Can you set down, exactly as they appear below, the lines from the opening of the material through the one bearing "ys = alt.Scale(domain=[-100, 0], nice=False)", minus the pictures?

Stored data entries
━━━━━━━━
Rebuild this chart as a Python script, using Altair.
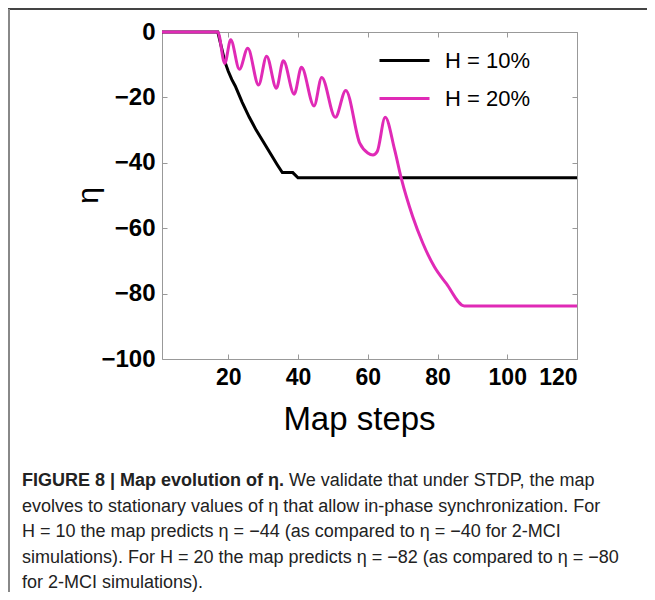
import altair as alt
import pandas as pd

# ---- data ----
series_names = ["H = 10%", "H = 20%"]
series_colors = ["#000000", "#E02AB6"]

black_x = [1, 17, 18, 19, 20, 21, 22, 23, 24, 26, 28, 30, 32, 34, 35.5, 38.5, 40, 120]
black_y = [0, 0, -4.5, -9, -12, -14.5, -16.5, -19, -21.5, -26, -30, -33.5, -37, -40.5, -43, -43, -44.6, -44.6]

mag_x = [1, 17, 19, 20.7, 23.2, 25.6, 28.7, 31, 33.8, 35.8, 38.9, 41, 44.6, 46.8, 50.7,
         53.7, 57.7, 60, 61.5, 62.7, 65, 67.7, 69.6, 72.9, 75.8, 79.1, 82.5, 87.7, 120]
mag_y = [0, 0, -9.6, -2.4, -11.4, -5, -16.2, -7.4, -17.2, -8.8, -19, -10.8, -22.6, -13.9, -26.1,
         -17.9, -34, -37, -37.6, -36.6, -26.1, -36, -44.7, -56.5, -64.6, -71.8, -76.9, -83.8, -83.8]

x_ticks = [20, 40, 60, 80, 100, 120]
y_ticks = [0, -20, -40, -60, -80, -100]

caption_bold = "FIGURE 8 | Map evolution of η."
caption_lines = [
    "We validate that under STDP, the map",
    "evolves to stationary values of η that allow in-phase synchronization. For",
    "H = 10 the map predicts η = −44 (as compared to η = −40 for 2-MCI",
    "simulations). For H = 20 the map predicts η = −82 (as compared to η = −80",
    "for 2-MCI simulations).",
]

df_black = pd.DataFrame({"x": black_x, "eta": black_y, "series": series_names[0]})
df_mag = pd.DataFrame({"x": mag_x, "eta": mag_y, "series": series_names[1]})

W, H = 415, 327
AX_FONT = "Liberation Sans"
CAP_FONT = "Liberation Sans"
CAP_SIZE = 18

xs = alt.Scale(domain=[1, 120], nice=False, zero=False)
ys = alt.Scale(domain=[-100, 0], nice=False)

x_main = alt.X("x:Q", scale=xs, axis=alt.Axis(
    orient="bottom", values=x_ticks, offset=-5, tickSize=5, tickColor="#999",
    domain=False, grid=False, labelFont=AX_FONT, labelFontSize=23,
    labelFontWeight="bold", labelColor="#000", labelPadding=7,
    title="Map steps", titleFont=AX_FONT, titleFontSize=33, titleFontWeight="normal",
    titleColor="#000", titleX=197, titleY=75, titleBaseline="alphabetic",
    titleAlign="center", titleAnchor="middle"))
y_main = alt.Y("eta:Q", scale=ys, axis=alt.Axis(
    orient="left", values=y_ticks, offset=-5, tickSize=5, tickColor="#999",
    domain=False, grid=False, labelFont=AX_FONT, labelFontSize=24,
    labelFontWeight="bold", labelColor="#000", labelPadding=7,
    title="η", titleFont=AX_FONT, titleFontSize=30, titleFontWeight="normal",
    titleColor="#000", titleX=-79, titleY=163, titleBaseline="middle",
    titleAlign="center", titleAngle=270))
color_enc = alt.Color("series:N", scale=alt.Scale(domain=series_names, range=series_colors),
                      legend=alt.Legend(
                          title=None, orient="none", legendX=216, legendY=2,
                          symbolType="stroke", symbolSize=2500, symbolStrokeWidth=3,
                          labelFont=AX_FONT, labelFontSize=22, labelColor="#000",
                          labelOffset=14, rowPadding=-4, padding=0))

line_black = alt.Chart(df_black).mark_line(strokeWidth=3).encode(
    x=x_main, y=y_main, color=color_enc)
line_mag = alt.Chart(df_mag).mark_line(strokeWidth=3, interpolate="monotone").encode(
    x=alt.X("x:Q", scale=xs, axis=None), y=alt.Y("eta:Q", scale=ys, axis=None),
    color="series:N")

frame = alt.Chart(df_black).mark_line(opacity=0).encode(
    x=alt.X("x:Q", scale=xs, axis=alt.Axis(
        orient="top", values=x_ticks, offset=-5, tickSize=5, tickColor="#999",
        domain=False, grid=False, labels=False, title="")),
    y=alt.Y("eta:Q", scale=ys, axis=alt.Axis(
        orient="right", values=y_ticks, offset=-5, tickSize=5, tickColor="#999",
        domain=False, grid=False, labels=False, title="")),
)

one = pd.DataFrame({"a": [0]})
LEFT = -140
base_y = 454
step = 25.5

texts = [
    alt.Chart(one).mark_text(align="left", baseline="alphabetic", font=CAP_FONT,
                             fontSize=CAP_SIZE, fontWeight="bold", color="#222").encode(
        x=alt.value(LEFT), y=alt.value(base_y), text=alt.value(caption_bold)),
    alt.Chart(one).mark_text(align="left", baseline="alphabetic", font=CAP_FONT,
                             fontSize=CAP_SIZE, color="#222").encode(
        x=alt.value(127), y=alt.value(base_y), text=alt.value(caption_lines[0])),
]
for i, line in enumerate(caption_lines[1:], start=1):
    texts.append(
        alt.Chart(one).mark_text(align="left", baseline="alphabetic", font=CAP_FONT,
                                 fontSize=CAP_SIZE, color="#222").encode(
            x=alt.value(LEFT), y=alt.value(base_y + i * step), text=alt.value(line)))

border_top = alt.Chart(one).mark_rule(color="#444", strokeWidth=2).encode(
    x=alt.value(-154), x2=alt.value(W + 80), y=alt.value(-23))
border_left = alt.Chart(one).mark_rule(color="#888", strokeWidth=2).encode(
    x=alt.value(-153), y=alt.value(-23), y2=alt.value(H + 260))

chart = alt.layer(frame, line_black, line_mag, border_top, border_left, *texts).resolve_axis(
    x="independent", y="independent"
).properties(
    width=W, height=H, autosize="none",
    padding={"left": 154, "top": 24, "right": 70, "bottom": 233},
).configure_view(stroke="#999", strokeWidth=1)

chart.save("out.html", embed_options={"renderer": "svg", "actions": False})
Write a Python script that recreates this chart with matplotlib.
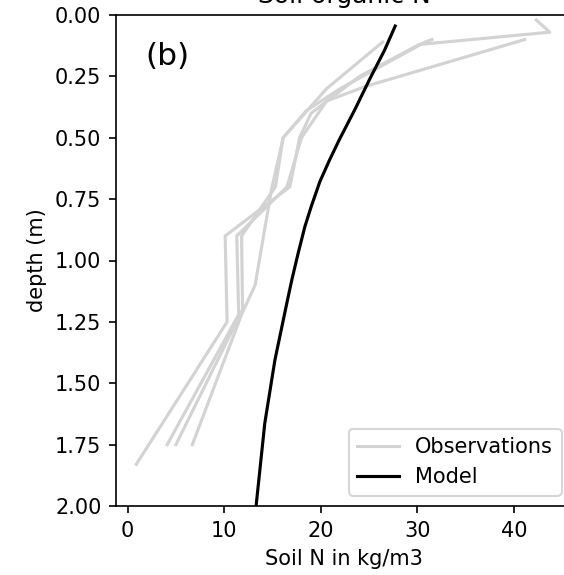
import matplotlib
matplotlib.use('Agg')
import matplotlib.pyplot as plt

# observed soil N profiles (kg/m3) vs depth (m)
obs_depths = [
    [0.02, 0.07, 0.12, 0.25, 0.40, 0.50, 0.70, 0.90, 1.25, 1.83],
    [0.10, 0.29, 0.35, 0.50, 0.70, 0.90, 1.22, 1.75],
    [0.10, 0.11, 0.30, 0.39, 0.50, 0.70, 0.90, 1.20, 1.75],
    [0.11, 0.30, 0.50, 0.71, 1.10, 1.22, 1.75],
]
obs_values = [
    [42.3, 43.7, 30.2, 24.0, 19.0, 17.8, 16.8, 10.1, 10.3, 0.9],
    [41.1, 24.7, 20.6, 18.0, 16.5, 11.3, 11.5, 4.1],
    [31.5, 30.8, 22.0, 18.5, 16.1, 15.3, 11.8, 11.9, 5.0],
    [26.4, 20.6, 16.1, 14.9, 13.2, 11.8, 6.7],
]

# modelled profile
model_depth = [0.045, 0.143, 0.258, 0.387, 0.509, 0.591, 0.679, 0.781, 0.862,
               0.971, 1.079, 1.161, 1.405, 1.663, 2.0]
model_value = [27.7, 26.6, 25.1, 23.5, 21.9, 20.9, 19.9, 19.0, 18.35,
               17.65, 17.0, 16.55, 15.25, 14.2, 13.3]

fig = plt.figure(figsize=(564/150, 575/150), dpi=150)
ax = fig.add_axes([116/564, 69/575, 456/564, 491/575])

for i, (d, v) in enumerate(zip(obs_depths, obs_values)):
    ax.plot(v, d, color='lightgray', lw=1.5,
            label='Observations' if i == 0 else None)
ax.plot(model_value, model_depth, color='k', lw=1.5, label='Model')

ax.set_xlim(-1.2, 46.0)
ax.set_ylim(2.0, 0.0)
ax.set_yticks([0, 0.25, 0.5, 0.75, 1.0, 1.25, 1.5, 1.75, 2.0])
ax.set_xticks([0, 10, 20, 30, 40])
ax.set_xlabel('Soil N in kg/m3')
ax.set_ylabel('depth (m)')
ax.set_title('Soil organic N')
ax.text(0.065, 0.915, '(b)', transform=ax.transAxes, fontsize=15, va='center')
ax.legend(loc='lower right')

fig.savefig('out.png', dpi=150)
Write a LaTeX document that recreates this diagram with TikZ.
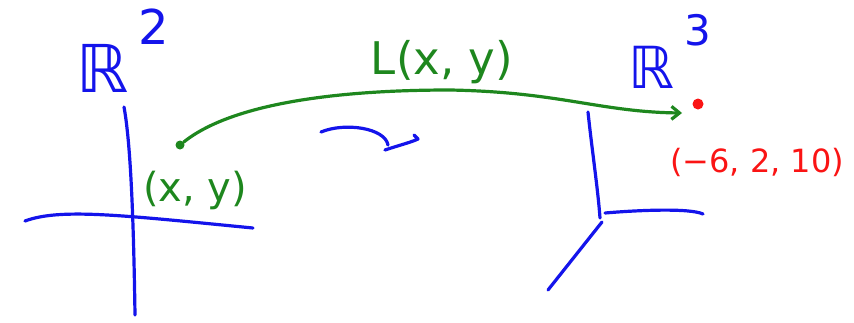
\documentclass[tikz,border=0pt]{standalone}
\usepackage{fontspec}
\setmainfont{DejaVu Sans}
\usetikzlibrary{arrows.meta}
\definecolor{pblue}{RGB}{20,20,235}
\definecolor{pgreen}{RGB}{30,135,30}
\definecolor{pred}{RGB}{250,20,20}
\tikzset{
  pen/.style={line width=3.2pt, line cap=round, line join=round},
  axis/.style={pen, pblue},
  lbl/.style={inner sep=0pt, font=#1},
}
\begin{document}
\begin{tikzpicture}[x=1pt,y=-1pt]
\useasboundingbox (0,0) rectangle (854,322);
% left axes R^2
\coordinate (lvt) at (124,107);
\coordinate (lvb) at (135,315);
\coordinate (lhl) at (25,221);
\coordinate (lhr) at (253,228);
\draw[axis] (lvt) .. controls (132,150) and (134,250) .. (lvb);
\draw[axis] (lhl) .. controls (60,208) and (120,215) .. (lhr);
\node[lbl={\fontsize{66}{72}\selectfont}, text=pblue] (R2) at (103,68) {ℝ};
\node[lbl={\fontsize{48}{54}\selectfont}, text=pblue] (R2e) at (154,27) {2};
% point (x,y)
\node[circle, fill=pgreen, inner sep=0pt, minimum size=9pt] (p) at (180,145) {};
\node[lbl={\fontsize{40}{46}\selectfont}, text=pgreen] (pxy) at (195,190) {(x, y)};
% right axes R^3
\coordinate (rvt) at (588,112);
\coordinate (ro) at (600,218);
\coordinate (rh) at (703,214);
\coordinate (rd) at (548,290);
\draw[axis] (rvt) .. controls (592,150) and (598,190) .. (ro);
\draw[axis] (605,213) .. controls (640,210) and (690,208) .. (rh);
\draw[axis] (602,222) -- (rd);
\node[lbl={\fontsize{58}{64}\selectfont}, text=pblue] (R3) at (651,67) {ℝ};
\node[lbl={\fontsize{42}{48}\selectfont}, text=pblue] (R3e) at (698,30) {3};
% image point
\node[circle, fill=pred, inner sep=0pt, minimum size=11pt] (q) at (698,104) {};
\node[lbl={\fontsize{32}{38}\selectfont}, text=pred] (qlab) at (757,162) {(−6, 2, 10)};
% mapping arrow
\coordinate (tip) at (682,113);
\draw[pen, pgreen, -{Straight Barb[length=8pt,width=13pt]}] (p) .. controls (230,105) and (330,90) .. (450,90)
  .. controls (560,92) and (600,112) .. (tip);
\node[lbl={\fontsize{45}{52}\selectfont}, text=pgreen] (L) at (442,62) {L(x, y)};
% small blue curved arrow
\draw[axis] (321,132) .. controls (345,122) and (385,128) .. (388,145);
\draw[axis] (385,150) .. controls (400,145) and (412,142) .. (418,139) -- (414,135);
\end{tikzpicture}
\end{document}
━━━━━━━━
• _Written answer_
Rebuild this chart as a Python script, using Altair.
import altair as alt
import pandas as pd

# ---- data ----
series_names = ["H = 10%", "H = 20%"]
series_colors = ["#000000", "#E02AB6"]

black_x = [1, 17, 18, 19, 20, 21, 22, 23, 24, 26, 28, 30, 32, 34, 35.5, 38.5, 40, 120]
black_y = [0, 0, -4.5, -9, -12, -14.5, -16.5, -19, -21.5, -26, -30, -33.5, -37, -40.5, -43, -43, -44.6, -44.6]

mag_x = [1, 17, 19, 20.7, 23.2, 25.6, 28.7, 31, 33.8, 35.8, 38.9, 41, 44.6, 46.8, 50.7,
         53.7, 57.7, 60, 61.5, 62.7, 65, 67.7, 69.6, 72.9, 75.8, 79.1, 82.5, 87.7, 120]
mag_y = [0, 0, -9.6, -2.4, -11.4, -5, -16.2, -7.4, -17.2, -8.8, -19, -10.8, -22.6, -13.9, -26.1,
         -17.9, -34, -37, -37.6, -36.6, -26.1, -36, -44.7, -56.5, -64.6, -71.8, -76.9, -83.8, -83.8]

x_ticks = [20, 40, 60, 80, 100, 120]
y_ticks = [0, -20, -40, -60, -80, -100]

caption_bold = "FIGURE 8 | Map evolution of η."
caption_lines = [
    "We validate that under STDP, the map",
    "evolves to stationary values of η that allow in-phase synchronization. For",
    "H = 10 the map predicts η = −44 (as compared to η = −40 for 2-MCI",
    "simulations). For H = 20 the map predicts η = −82 (as compared to η = −80",
    "for 2-MCI simulations).",
]

df_black = pd.DataFrame({"x": black_x, "eta": black_y, "series": series_names[0]})
df_mag = pd.DataFrame({"x": mag_x, "eta": mag_y, "series": series_names[1]})

W, H = 415, 327
AX_FONT = "Liberation Sans"
CAP_FONT = "Liberation Sans"
CAP_SIZE = 18

xs = alt.Scale(domain=[1, 120], nice=False, zero=False)
ys = alt.Scale(domain=[-100, 0], nice=False)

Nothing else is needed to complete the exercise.